### [Dataset entries]

"""

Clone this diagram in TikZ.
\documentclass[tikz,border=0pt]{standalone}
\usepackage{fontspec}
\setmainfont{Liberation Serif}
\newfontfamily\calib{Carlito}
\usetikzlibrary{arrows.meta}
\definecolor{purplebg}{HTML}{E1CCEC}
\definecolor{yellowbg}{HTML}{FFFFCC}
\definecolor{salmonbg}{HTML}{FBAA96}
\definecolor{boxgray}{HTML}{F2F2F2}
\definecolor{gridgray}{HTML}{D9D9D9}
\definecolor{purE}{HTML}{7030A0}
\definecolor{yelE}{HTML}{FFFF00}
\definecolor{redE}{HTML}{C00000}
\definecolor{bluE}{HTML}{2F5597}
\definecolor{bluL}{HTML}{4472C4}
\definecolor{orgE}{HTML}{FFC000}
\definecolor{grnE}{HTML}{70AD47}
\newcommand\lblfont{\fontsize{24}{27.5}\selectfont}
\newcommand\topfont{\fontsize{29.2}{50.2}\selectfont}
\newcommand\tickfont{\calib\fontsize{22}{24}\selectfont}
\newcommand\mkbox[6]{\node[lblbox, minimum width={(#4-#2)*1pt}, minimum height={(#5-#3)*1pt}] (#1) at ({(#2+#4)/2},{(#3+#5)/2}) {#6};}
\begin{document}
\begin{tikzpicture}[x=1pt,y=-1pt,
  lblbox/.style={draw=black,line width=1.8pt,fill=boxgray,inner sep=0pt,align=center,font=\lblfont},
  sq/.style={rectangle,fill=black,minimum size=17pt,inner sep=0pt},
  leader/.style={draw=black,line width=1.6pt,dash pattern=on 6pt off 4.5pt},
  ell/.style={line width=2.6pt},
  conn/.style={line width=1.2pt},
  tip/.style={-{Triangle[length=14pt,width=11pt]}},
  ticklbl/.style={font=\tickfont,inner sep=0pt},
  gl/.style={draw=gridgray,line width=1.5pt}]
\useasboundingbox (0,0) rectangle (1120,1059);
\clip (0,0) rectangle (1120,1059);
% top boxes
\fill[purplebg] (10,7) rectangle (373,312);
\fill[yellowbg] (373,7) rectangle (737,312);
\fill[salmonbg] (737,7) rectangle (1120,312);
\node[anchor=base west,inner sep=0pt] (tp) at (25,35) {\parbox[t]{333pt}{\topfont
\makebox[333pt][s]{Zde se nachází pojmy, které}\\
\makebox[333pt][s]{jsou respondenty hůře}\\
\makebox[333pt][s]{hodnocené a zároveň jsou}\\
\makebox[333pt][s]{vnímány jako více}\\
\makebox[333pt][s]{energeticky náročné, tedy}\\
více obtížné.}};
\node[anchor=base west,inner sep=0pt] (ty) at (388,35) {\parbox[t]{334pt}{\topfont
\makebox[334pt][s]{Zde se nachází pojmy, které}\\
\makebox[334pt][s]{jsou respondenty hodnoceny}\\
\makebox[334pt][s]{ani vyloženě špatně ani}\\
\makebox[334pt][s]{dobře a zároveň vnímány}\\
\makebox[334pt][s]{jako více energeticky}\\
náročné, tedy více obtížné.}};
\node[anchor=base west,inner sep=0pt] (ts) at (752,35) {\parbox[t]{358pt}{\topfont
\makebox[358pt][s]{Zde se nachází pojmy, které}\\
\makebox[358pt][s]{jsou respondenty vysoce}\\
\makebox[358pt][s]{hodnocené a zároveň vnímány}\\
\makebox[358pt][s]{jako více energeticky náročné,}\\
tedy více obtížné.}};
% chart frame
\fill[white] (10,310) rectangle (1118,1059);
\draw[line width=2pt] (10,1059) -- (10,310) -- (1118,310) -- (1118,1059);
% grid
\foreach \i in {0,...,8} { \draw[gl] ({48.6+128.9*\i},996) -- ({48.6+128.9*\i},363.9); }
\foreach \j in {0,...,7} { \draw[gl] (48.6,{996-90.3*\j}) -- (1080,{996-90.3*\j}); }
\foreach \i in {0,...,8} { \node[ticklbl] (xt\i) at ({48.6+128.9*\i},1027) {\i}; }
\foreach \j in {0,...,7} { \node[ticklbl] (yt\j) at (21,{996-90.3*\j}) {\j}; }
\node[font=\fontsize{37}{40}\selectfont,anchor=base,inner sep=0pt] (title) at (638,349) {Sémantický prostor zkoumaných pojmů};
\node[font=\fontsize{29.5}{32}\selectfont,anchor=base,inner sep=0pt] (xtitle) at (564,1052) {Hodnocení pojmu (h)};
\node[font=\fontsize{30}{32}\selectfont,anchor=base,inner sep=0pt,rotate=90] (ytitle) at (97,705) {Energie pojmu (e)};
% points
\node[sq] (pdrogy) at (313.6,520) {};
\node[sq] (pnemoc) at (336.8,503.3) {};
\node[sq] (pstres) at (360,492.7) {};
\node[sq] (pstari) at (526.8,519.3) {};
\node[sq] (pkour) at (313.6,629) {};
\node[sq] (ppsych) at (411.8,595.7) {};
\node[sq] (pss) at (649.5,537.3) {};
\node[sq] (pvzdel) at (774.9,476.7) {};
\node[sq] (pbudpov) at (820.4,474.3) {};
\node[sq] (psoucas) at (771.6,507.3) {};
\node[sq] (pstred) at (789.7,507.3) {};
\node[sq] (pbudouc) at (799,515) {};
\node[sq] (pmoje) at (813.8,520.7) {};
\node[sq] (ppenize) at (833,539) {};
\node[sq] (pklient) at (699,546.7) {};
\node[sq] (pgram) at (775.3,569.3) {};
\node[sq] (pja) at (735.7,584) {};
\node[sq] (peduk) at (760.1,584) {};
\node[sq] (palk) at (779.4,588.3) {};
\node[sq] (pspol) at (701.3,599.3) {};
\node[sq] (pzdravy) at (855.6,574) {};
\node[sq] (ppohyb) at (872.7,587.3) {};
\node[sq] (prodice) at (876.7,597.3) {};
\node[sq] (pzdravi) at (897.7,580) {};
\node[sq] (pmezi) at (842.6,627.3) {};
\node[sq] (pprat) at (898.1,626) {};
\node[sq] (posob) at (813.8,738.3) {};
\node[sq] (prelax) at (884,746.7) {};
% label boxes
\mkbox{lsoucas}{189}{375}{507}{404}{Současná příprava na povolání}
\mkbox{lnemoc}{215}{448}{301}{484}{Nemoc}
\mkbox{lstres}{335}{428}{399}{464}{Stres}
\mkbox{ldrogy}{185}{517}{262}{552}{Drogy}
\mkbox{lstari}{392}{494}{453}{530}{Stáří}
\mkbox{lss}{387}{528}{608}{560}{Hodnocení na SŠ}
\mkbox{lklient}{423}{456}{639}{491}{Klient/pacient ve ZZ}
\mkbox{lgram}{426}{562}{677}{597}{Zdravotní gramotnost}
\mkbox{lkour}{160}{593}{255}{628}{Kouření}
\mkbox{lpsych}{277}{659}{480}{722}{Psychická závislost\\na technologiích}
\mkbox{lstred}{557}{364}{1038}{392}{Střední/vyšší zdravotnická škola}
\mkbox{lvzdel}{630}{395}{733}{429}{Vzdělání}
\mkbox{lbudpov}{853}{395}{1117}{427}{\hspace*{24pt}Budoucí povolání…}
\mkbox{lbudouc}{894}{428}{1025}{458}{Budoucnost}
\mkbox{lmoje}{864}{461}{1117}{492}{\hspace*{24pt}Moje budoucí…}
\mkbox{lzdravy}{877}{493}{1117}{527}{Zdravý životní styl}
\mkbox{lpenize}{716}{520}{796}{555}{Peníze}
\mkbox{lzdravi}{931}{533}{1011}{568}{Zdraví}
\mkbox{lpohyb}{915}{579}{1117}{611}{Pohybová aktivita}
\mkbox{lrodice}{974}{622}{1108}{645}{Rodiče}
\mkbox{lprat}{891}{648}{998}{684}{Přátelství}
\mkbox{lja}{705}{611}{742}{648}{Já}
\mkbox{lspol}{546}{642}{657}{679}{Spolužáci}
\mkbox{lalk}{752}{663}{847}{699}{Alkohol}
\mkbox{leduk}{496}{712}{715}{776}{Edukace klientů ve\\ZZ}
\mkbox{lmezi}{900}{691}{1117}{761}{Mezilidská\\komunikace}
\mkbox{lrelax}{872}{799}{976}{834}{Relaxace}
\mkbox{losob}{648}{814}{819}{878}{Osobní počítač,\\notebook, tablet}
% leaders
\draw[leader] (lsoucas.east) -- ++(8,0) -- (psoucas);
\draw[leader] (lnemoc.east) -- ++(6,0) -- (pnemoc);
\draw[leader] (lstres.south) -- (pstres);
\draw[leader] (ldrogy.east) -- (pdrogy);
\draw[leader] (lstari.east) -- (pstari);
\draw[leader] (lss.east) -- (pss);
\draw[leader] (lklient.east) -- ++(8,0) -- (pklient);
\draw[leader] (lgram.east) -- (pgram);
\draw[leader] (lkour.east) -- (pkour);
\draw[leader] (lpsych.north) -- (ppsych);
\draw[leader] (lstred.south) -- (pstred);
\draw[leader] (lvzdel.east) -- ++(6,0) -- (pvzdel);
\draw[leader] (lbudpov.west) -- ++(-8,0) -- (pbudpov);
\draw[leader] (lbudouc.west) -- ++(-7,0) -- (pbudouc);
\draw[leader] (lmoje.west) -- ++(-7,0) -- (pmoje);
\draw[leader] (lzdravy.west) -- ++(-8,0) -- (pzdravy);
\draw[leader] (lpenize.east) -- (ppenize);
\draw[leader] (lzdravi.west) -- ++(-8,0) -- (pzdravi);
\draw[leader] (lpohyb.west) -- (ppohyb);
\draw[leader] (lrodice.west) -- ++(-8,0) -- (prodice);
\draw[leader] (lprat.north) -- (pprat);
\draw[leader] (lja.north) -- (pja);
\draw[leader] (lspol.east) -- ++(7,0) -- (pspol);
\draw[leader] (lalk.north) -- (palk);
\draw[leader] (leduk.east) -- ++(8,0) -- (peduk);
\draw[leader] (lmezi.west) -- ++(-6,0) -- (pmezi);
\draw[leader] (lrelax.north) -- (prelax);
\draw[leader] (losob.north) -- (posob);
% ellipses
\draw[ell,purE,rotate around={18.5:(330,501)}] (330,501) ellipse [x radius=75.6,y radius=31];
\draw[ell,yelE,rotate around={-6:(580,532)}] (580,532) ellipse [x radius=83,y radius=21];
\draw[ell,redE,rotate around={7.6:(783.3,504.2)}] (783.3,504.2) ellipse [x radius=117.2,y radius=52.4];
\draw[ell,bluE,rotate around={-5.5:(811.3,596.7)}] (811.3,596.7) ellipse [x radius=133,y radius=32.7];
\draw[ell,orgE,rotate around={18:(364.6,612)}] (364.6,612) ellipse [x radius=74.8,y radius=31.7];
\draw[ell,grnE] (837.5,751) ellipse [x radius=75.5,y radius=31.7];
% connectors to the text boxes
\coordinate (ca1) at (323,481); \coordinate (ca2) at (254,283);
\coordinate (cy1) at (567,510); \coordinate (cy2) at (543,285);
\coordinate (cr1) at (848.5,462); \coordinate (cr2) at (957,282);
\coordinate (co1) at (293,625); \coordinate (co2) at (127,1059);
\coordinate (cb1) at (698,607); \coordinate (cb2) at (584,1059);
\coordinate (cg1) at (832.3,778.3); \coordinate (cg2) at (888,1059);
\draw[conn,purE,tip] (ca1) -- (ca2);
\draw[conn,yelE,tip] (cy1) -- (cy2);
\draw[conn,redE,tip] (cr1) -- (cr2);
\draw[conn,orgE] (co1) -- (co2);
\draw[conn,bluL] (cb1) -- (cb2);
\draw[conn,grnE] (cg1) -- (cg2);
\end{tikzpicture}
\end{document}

"""
"""

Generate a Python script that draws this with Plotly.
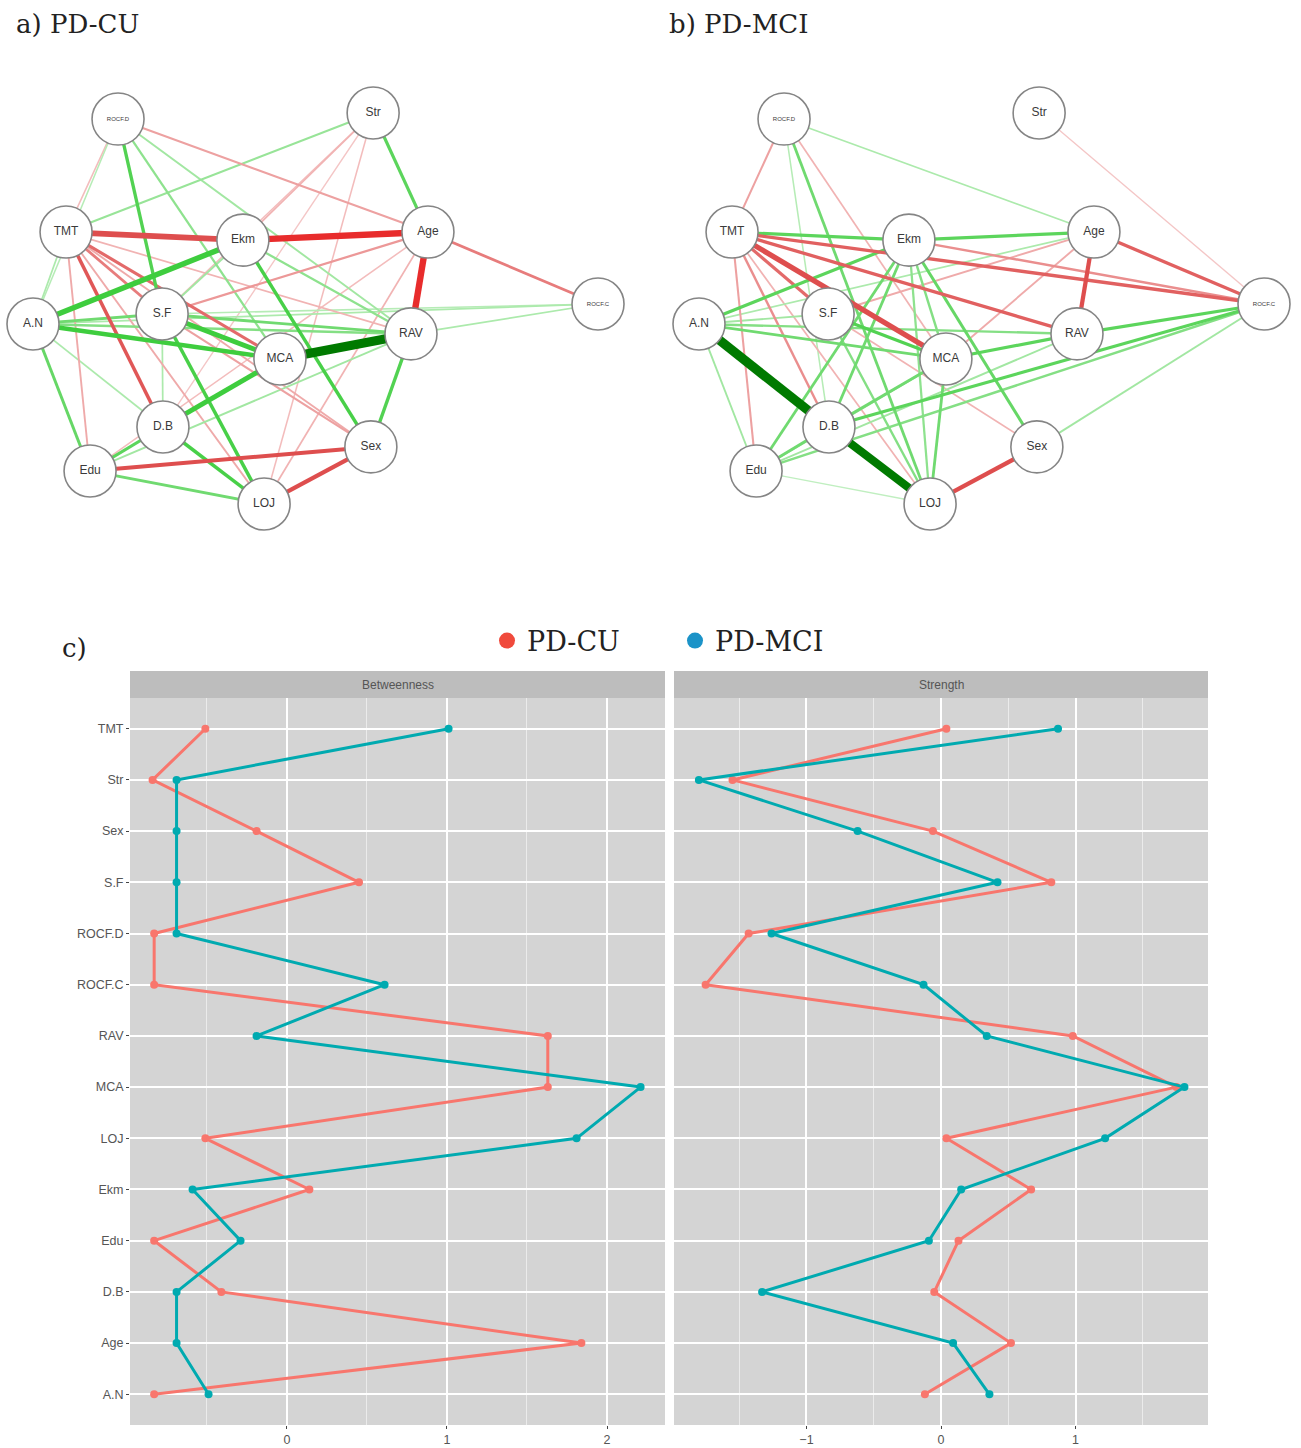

"""

Pick out each line in the material containing "this".

Clone this diagram in TikZ.
Generate a Python script that draws this with Plotly.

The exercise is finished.